W porównaniu z minionymi dziesięcioma miesiącami w dwóch ostatnich będziemy mieli prawdziwy wysyp zakończonych inwestycji: jak dowiedzieliśmy się w Generalnej Dyrekcji Dróg Krajowych i Autostrad (GDDKiA), będzie to 12 odcinków. Większość zostanie otwarta w grudniu. Od początku roku GDDKiA udostępniła w sumie 15 nowych odcinków. Wczoraj do ruchu została włączona ponad 14-kilometrowa obwodnica Kędzierzyna-Koźla, jedna z trzech nowych obwodnic w województwie opolskim.
Najprawdopodobniej jeszcze w tym tygodniu kierowcy pojadą wyczekiwanym, przeszło 2-kilometrowym tunelem pod górą Luboń Mały na nowej zakopiance S7. Jego budowa rozpoczęła się jeszcze w 2017 r., a finał jest mocno opóźniony – pierwotnie zaplanowano oddanie tunelu na koniec 2020 r. Ale to jedna z najtrudniejszych inwestycji drogowych w Polsce.

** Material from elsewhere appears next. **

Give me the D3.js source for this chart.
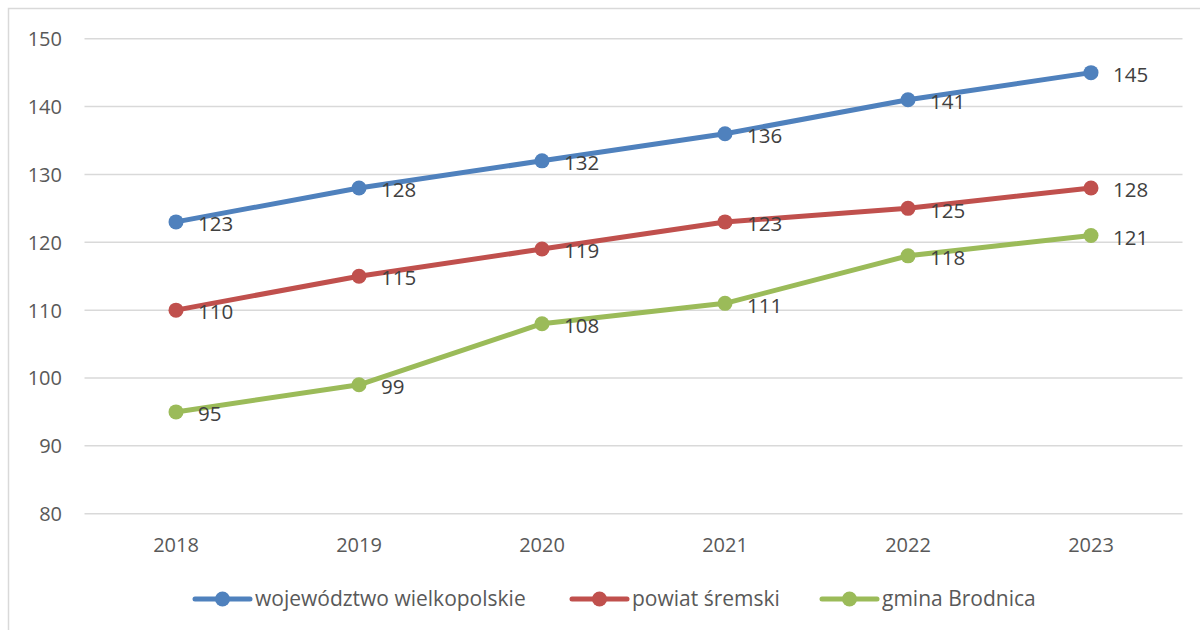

Także w listopadzie wprowadzona zostanie docelowa, zamiast obecnej czasowej, organizacja ruchu na drodze ekspresowej S5 pomiędzy węzłami Nowe Marzy i Świecie-Południe oraz Świecie-Południe i Bydgoszcz-Północ. Odcinki liczą po 23 i 22 km. Na przełomie listopada i grudnia drogowcy usprawnią ruch w rejonie Warszawy: gotowe będzie 2,5 km trasy S17 Warszawa-Wschód–Lubelska i 15 km S7 Lesznowola–Tarczyn-Północ. Z kolei już na grudzień przewidziano otwarcie trzech fragmentów ekspresówki S6 na Pomorzu: Bożepole Wielkie–Luzino, Luzino–Szemud oraz Szemud–Gdynia Wielki Kack (w sumie 41 km).
Także w przyszłym miesiącu uruchomiony zostanie ostatni brakujący kawałek autostrady A1 pomiędzy Piotrkowem Trybunalskim a Kamieńskiem, na nowej części trasy w śladzie dawnej gierkówki, od Tuszyna do Częstochowy. Dzięki temu od Trójmiasta do granicy z Czechami przejedziemy praktycznie nie zwalniając.
Do tego dojdą jeszcze 24 km S61 pomiędzy Suwałkami a Budziskiem, obwodnica Nowego Miasta Lubawskiego i 5 km S16 Ornowo–Wirwajdy.